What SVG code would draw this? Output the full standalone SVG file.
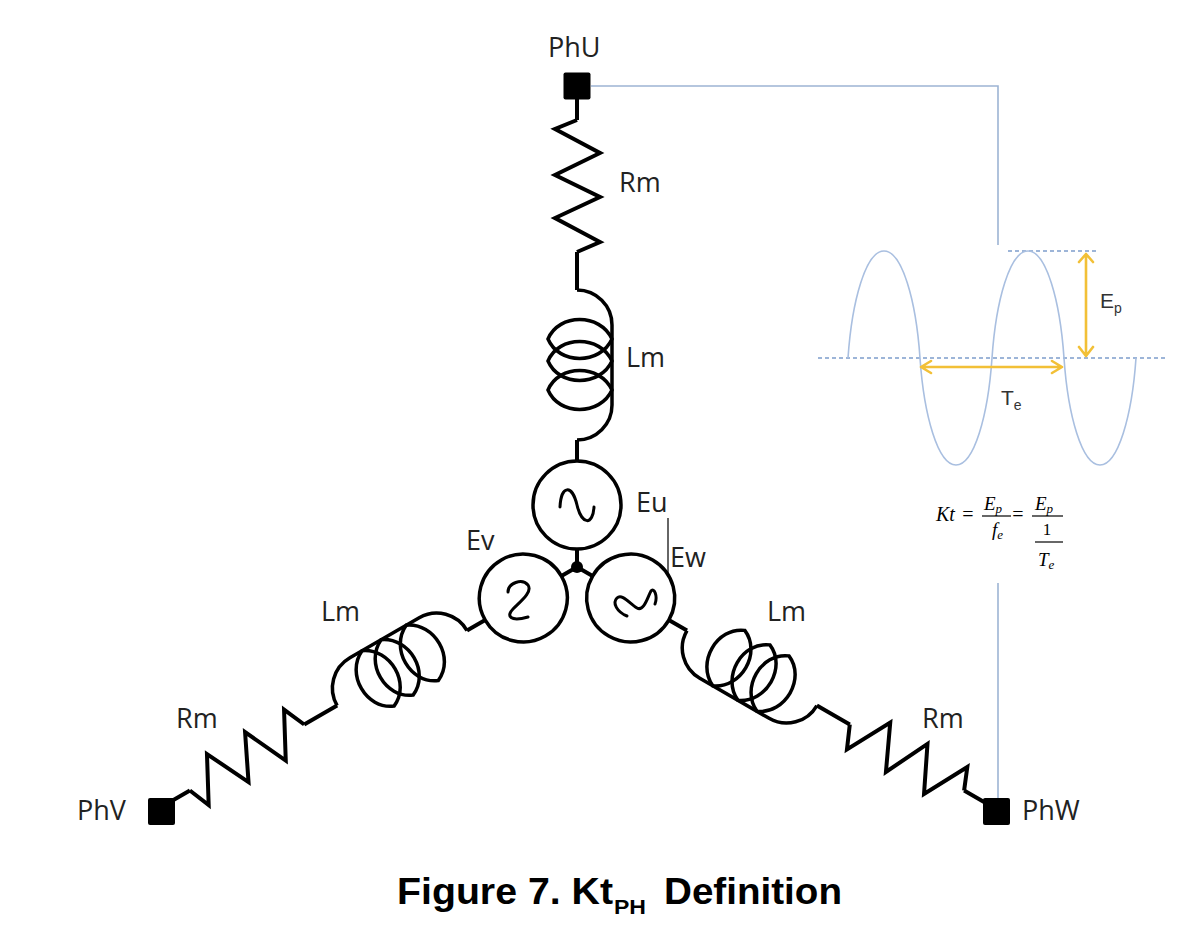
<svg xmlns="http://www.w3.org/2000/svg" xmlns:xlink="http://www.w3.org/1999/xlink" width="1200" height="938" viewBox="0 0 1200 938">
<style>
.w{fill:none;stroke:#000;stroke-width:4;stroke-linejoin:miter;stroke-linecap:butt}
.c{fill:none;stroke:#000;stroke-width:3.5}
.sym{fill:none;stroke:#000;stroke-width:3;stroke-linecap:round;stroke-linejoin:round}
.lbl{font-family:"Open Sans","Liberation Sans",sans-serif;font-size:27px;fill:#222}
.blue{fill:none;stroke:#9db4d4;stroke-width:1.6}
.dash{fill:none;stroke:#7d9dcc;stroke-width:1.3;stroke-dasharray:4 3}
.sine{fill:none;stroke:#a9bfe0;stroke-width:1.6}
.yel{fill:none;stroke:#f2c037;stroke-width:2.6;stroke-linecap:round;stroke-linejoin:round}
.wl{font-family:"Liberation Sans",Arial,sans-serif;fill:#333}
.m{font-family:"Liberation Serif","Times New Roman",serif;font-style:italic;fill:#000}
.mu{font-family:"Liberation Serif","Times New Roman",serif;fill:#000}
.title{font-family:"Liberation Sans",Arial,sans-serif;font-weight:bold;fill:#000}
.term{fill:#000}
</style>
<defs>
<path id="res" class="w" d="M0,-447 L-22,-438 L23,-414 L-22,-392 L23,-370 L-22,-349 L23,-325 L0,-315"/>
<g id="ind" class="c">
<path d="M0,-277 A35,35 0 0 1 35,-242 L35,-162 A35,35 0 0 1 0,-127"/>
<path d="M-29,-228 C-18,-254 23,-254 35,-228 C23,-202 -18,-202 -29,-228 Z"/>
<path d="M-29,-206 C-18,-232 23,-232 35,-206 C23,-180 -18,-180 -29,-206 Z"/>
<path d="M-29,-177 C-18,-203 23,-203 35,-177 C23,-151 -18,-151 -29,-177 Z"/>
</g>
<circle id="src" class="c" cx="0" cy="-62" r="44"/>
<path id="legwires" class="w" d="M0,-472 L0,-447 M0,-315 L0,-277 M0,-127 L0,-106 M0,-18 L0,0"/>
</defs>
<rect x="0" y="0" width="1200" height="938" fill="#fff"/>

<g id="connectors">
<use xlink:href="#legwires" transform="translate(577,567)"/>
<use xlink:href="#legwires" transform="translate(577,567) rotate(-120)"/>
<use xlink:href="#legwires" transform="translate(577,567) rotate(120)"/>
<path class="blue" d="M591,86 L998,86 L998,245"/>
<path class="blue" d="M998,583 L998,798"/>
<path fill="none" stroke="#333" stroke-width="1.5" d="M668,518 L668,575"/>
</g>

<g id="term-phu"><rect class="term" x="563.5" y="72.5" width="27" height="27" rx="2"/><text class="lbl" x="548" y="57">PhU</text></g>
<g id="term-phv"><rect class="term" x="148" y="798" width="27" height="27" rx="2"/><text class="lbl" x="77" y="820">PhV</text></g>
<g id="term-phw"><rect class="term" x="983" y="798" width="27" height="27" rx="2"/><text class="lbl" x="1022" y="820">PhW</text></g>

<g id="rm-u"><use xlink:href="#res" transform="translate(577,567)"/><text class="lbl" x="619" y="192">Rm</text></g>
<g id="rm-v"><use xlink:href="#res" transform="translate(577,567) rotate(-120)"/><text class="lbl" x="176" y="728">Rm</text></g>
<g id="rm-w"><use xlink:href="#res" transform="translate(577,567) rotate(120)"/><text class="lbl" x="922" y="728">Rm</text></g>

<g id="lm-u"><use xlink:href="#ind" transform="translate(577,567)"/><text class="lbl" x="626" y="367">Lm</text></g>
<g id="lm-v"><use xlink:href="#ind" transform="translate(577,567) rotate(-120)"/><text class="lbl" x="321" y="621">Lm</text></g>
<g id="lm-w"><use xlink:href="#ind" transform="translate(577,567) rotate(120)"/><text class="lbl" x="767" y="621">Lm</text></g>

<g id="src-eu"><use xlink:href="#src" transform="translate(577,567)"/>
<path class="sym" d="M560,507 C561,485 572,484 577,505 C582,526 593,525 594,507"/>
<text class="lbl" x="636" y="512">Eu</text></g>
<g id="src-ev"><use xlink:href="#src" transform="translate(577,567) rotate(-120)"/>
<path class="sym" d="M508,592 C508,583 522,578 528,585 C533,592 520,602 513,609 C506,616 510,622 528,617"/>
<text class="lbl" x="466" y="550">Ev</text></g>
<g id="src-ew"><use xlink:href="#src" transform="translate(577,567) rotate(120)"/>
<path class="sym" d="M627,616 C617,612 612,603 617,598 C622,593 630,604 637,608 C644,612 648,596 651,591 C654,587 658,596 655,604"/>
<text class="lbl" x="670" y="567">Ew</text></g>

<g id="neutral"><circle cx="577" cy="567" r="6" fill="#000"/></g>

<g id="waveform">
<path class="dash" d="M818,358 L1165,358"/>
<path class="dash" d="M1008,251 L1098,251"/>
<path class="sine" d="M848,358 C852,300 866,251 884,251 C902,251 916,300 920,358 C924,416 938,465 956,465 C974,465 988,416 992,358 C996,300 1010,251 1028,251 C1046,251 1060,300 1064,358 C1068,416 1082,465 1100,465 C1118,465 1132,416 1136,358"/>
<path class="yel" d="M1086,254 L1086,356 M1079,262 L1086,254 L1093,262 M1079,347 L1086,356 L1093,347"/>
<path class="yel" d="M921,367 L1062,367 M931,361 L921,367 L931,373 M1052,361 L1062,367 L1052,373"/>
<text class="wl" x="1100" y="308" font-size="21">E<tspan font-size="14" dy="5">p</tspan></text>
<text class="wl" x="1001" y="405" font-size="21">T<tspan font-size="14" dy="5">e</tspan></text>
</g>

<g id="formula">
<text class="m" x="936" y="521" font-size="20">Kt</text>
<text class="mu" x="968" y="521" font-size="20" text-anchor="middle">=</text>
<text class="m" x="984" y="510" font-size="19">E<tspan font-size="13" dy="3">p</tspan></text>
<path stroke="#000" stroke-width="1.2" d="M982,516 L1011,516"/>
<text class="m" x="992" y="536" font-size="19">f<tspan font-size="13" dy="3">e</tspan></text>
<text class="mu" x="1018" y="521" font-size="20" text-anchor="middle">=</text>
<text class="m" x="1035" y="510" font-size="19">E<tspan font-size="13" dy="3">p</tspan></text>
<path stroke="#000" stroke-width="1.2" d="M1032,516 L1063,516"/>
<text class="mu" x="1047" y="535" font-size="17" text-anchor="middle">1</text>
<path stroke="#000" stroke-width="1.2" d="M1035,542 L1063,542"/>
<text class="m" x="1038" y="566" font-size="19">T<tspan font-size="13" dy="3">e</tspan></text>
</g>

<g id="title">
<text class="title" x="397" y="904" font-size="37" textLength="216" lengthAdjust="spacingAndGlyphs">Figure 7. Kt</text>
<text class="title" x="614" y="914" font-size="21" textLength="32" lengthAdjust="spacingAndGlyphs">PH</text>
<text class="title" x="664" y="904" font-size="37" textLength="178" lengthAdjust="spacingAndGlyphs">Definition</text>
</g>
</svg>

- SET PROBLEM: Repeat the material above word for word, please, apart from its images.

- THE SOLUTION:
What SVG code would draw this? Output the full standalone SVG file.
<svg xmlns="http://www.w3.org/2000/svg" xmlns:xlink="http://www.w3.org/1999/xlink" width="1200" height="938" viewBox="0 0 1200 938">
<style>
.w{fill:none;stroke:#000;stroke-width:4;stroke-linejoin:miter;stroke-linecap:butt}
.c{fill:none;stroke:#000;stroke-width:3.5}
.sym{fill:none;stroke:#000;stroke-width:3;stroke-linecap:round;stroke-linejoin:round}
.lbl{font-family:"Open Sans","Liberation Sans",sans-serif;font-size:27px;fill:#222}
.blue{fill:none;stroke:#9db4d4;stroke-width:1.6}
.dash{fill:none;stroke:#7d9dcc;stroke-width:1.3;stroke-dasharray:4 3}
.sine{fill:none;stroke:#a9bfe0;stroke-width:1.6}
.yel{fill:none;stroke:#f2c037;stroke-width:2.6;stroke-linecap:round;stroke-linejoin:round}
.wl{font-family:"Liberation Sans",Arial,sans-serif;fill:#333}
.m{font-family:"Liberation Serif","Times New Roman",serif;font-style:italic;fill:#000}
.mu{font-family:"Liberation Serif","Times New Roman",serif;fill:#000}
.title{font-family:"Liberation Sans",Arial,sans-serif;font-weight:bold;fill:#000}
.term{fill:#000}
</style>
<defs>
<path id="res" class="w" d="M0,-447 L-22,-438 L23,-414 L-22,-392 L23,-370 L-22,-349 L23,-325 L0,-315"/>
<g id="ind" class="c">
<path d="M0,-277 A35,35 0 0 1 35,-242 L35,-162 A35,35 0 0 1 0,-127"/>
<path d="M-29,-228 C-18,-254 23,-254 35,-228 C23,-202 -18,-202 -29,-228 Z"/>
<path d="M-29,-206 C-18,-232 23,-232 35,-206 C23,-180 -18,-180 -29,-206 Z"/>
<path d="M-29,-177 C-18,-203 23,-203 35,-177 C23,-151 -18,-151 -29,-177 Z"/>
</g>
<circle id="src" class="c" cx="0" cy="-62" r="44"/>
<path id="legwires" class="w" d="M0,-472 L0,-447 M0,-315 L0,-277 M0,-127 L0,-106 M0,-18 L0,0"/>
</defs>
<rect x="0" y="0" width="1200" height="938" fill="#fff"/>

<g id="connectors">
<use xlink:href="#legwires" transform="translate(577,567)"/>
<use xlink:href="#legwires" transform="translate(577,567) rotate(-120)"/>
<use xlink:href="#legwires" transform="translate(577,567) rotate(120)"/>
<path class="blue" d="M591,86 L998,86 L998,245"/>
<path class="blue" d="M998,583 L998,798"/>
<path fill="none" stroke="#333" stroke-width="1.5" d="M668,518 L668,575"/>
</g>

<g id="term-phu"><rect class="term" x="563.5" y="72.5" width="27" height="27" rx="2"/><text class="lbl" x="548" y="57">PhU</text></g>
<g id="term-phv"><rect class="term" x="148" y="798" width="27" height="27" rx="2"/><text class="lbl" x="77" y="820">PhV</text></g>
<g id="term-phw"><rect class="term" x="983" y="798" width="27" height="27" rx="2"/><text class="lbl" x="1022" y="820">PhW</text></g>

<g id="rm-u"><use xlink:href="#res" transform="translate(577,567)"/><text class="lbl" x="619" y="192">Rm</text></g>
<g id="rm-v"><use xlink:href="#res" transform="translate(577,567) rotate(-120)"/><text class="lbl" x="176" y="728">Rm</text></g>
<g id="rm-w"><use xlink:href="#res" transform="translate(577,567) rotate(120)"/><text class="lbl" x="922" y="728">Rm</text></g>

<g id="lm-u"><use xlink:href="#ind" transform="translate(577,567)"/><text class="lbl" x="626" y="367">Lm</text></g>
<g id="lm-v"><use xlink:href="#ind" transform="translate(577,567) rotate(-120)"/><text class="lbl" x="321" y="621">Lm</text></g>
<g id="lm-w"><use xlink:href="#ind" transform="translate(577,567) rotate(120)"/><text class="lbl" x="767" y="621">Lm</text></g>

<g id="src-eu"><use xlink:href="#src" transform="translate(577,567)"/>
<path class="sym" d="M560,507 C561,485 572,484 577,505 C582,526 593,525 594,507"/>
<text class="lbl" x="636" y="512">Eu</text></g>
<g id="src-ev"><use xlink:href="#src" transform="translate(577,567) rotate(-120)"/>
<path class="sym" d="M508,592 C508,583 522,578 528,585 C533,592 520,602 513,609 C506,616 510,622 528,617"/>
<text class="lbl" x="466" y="550">Ev</text></g>
<g id="src-ew"><use xlink:href="#src" transform="translate(577,567) rotate(120)"/>
<path class="sym" d="M627,616 C617,612 612,603 617,598 C622,593 630,604 637,608 C644,612 648,596 651,591 C654,587 658,596 655,604"/>
<text class="lbl" x="670" y="567">Ew</text></g>

<g id="neutral"><circle cx="577" cy="567" r="6" fill="#000"/></g>

<g id="waveform">
<path class="dash" d="M818,358 L1165,358"/>
<path class="dash" d="M1008,251 L1098,251"/>
<path class="sine" d="M848,358 C852,300 866,251 884,251 C902,251 916,300 920,358 C924,416 938,465 956,465 C974,465 988,416 992,358 C996,300 1010,251 1028,251 C1046,251 1060,300 1064,358 C1068,416 1082,465 1100,465 C1118,465 1132,416 1136,358"/>
<path class="yel" d="M1086,254 L1086,356 M1079,262 L1086,254 L1093,262 M1079,347 L1086,356 L1093,347"/>
<path class="yel" d="M921,367 L1062,367 M931,361 L921,367 L931,373 M1052,361 L1062,367 L1052,373"/>
<text class="wl" x="1100" y="308" font-size="21">E<tspan font-size="14" dy="5">p</tspan></text>
<text class="wl" x="1001" y="405" font-size="21">T<tspan font-size="14" dy="5">e</tspan></text>
</g>

<g id="formula">
<text class="m" x="936" y="521" font-size="20">Kt</text>
<text class="mu" x="968" y="521" font-size="20" text-anchor="middle">=</text>
<text class="m" x="984" y="510" font-size="19">E<tspan font-size="13" dy="3">p</tspan></text>
<path stroke="#000" stroke-width="1.2" d="M982,516 L1011,516"/>
<text class="m" x="992" y="536" font-size="19">f<tspan font-size="13" dy="3">e</tspan></text>
<text class="mu" x="1018" y="521" font-size="20" text-anchor="middle">=</text>
<text class="m" x="1035" y="510" font-size="19">E<tspan font-size="13" dy="3">p</tspan></text>
<path stroke="#000" stroke-width="1.2" d="M1032,516 L1063,516"/>
<text class="mu" x="1047" y="535" font-size="17" text-anchor="middle">1</text>
<path stroke="#000" stroke-width="1.2" d="M1035,542 L1063,542"/>
<text class="m" x="1038" y="566" font-size="19">T<tspan font-size="13" dy="3">e</tspan></text>
</g>

<g id="title">
<text class="title" x="397" y="904" font-size="37" textLength="216" lengthAdjust="spacingAndGlyphs">Figure 7. Kt</text>
<text class="title" x="614" y="914" font-size="21" textLength="32" lengthAdjust="spacingAndGlyphs">PH</text>
<text class="title" x="664" y="904" font-size="37" textLength="178" lengthAdjust="spacingAndGlyphs">Definition</text>
</g>
</svg>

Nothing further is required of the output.